Des progrès en matière d’assainissement
La situation de l’assainissement se prête nettement moins à un
satisfecit. Cet objectif-là aurait besoin de 53 milliards de
dollars (50 milliards d’euros) d’investissements par an pendant
cinq ans pour atteindre une couverture universelle, selon l’ONU. De
plus en plus d’ONG se saisissent de la Journée mondiale de l’eau pour
attirer l’attention sur l’absence de toilettes et de latrines dans le
monde, avec des conséquences épouvantables sur la vie quotidienne d’une
bonne part de l’humanité et sur l’environnement. Un milliard de
personnes défèquent en plein air, faute de mieux. Et 2,5 milliards
vivent sans aucun raccordement à un système de collecte. Sans compter
que celui-ci, lorsqu’il existe, ne débouche souvent sur aucune forme de
traitement avant le rejet dans la nature.

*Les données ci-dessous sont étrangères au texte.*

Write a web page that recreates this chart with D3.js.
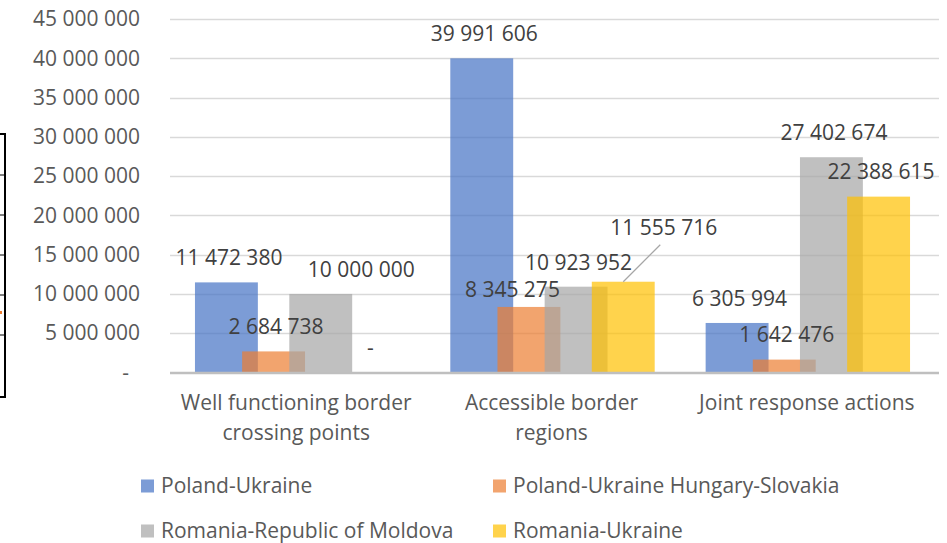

Qui consomme le plus d’eau ?
D’ici 2050, la demande en eau devrait augmenter de 55 %, non
seulement sous la pression d’une population croissante (la Terre
comptera alors 9,5 milliards de personnes), mais aussi parce que
la consommation s’envole. Les besoins de l’industrie devraient exploser
de 400 % d’ici-là. Quant au secteur agricole, ses prélèvements
actuels ne sont pas soutenables, estiment les experts. Entre 1961 et
2009, les terres cultivées se sont étendues de 12 %, tandis que
les superficies irriguées augmentaient de 117 %.
Il faudrait rendre l’agriculture moins gourmande afin qu’elle puisse
nourrir de plus en plus d’humains, sans contaminer pour autant la
ressource ni polluer davantage l’environnement. Avoir recours aux eaux
usées, une fois traitées, pourrait contribuer à relever ce défi.
Enfin, les rapporteurs de l’ONU rappellent l’impératif d’accroître les
efforts pour ménager les ressources, car les écosystèmes sont en
déclin, en particulier les zones humides. Or, celles-ci rendent des
services sans commune mesure. L’ONU-Eau cite une étude de 2014 qui
évalue à 20 000 milliards de dollars
(19 000 milliards d’euros) les pertes dues à leur
détérioration, et qui montre qu’investir pour la préservation de
l’environnement s’avère très rentable.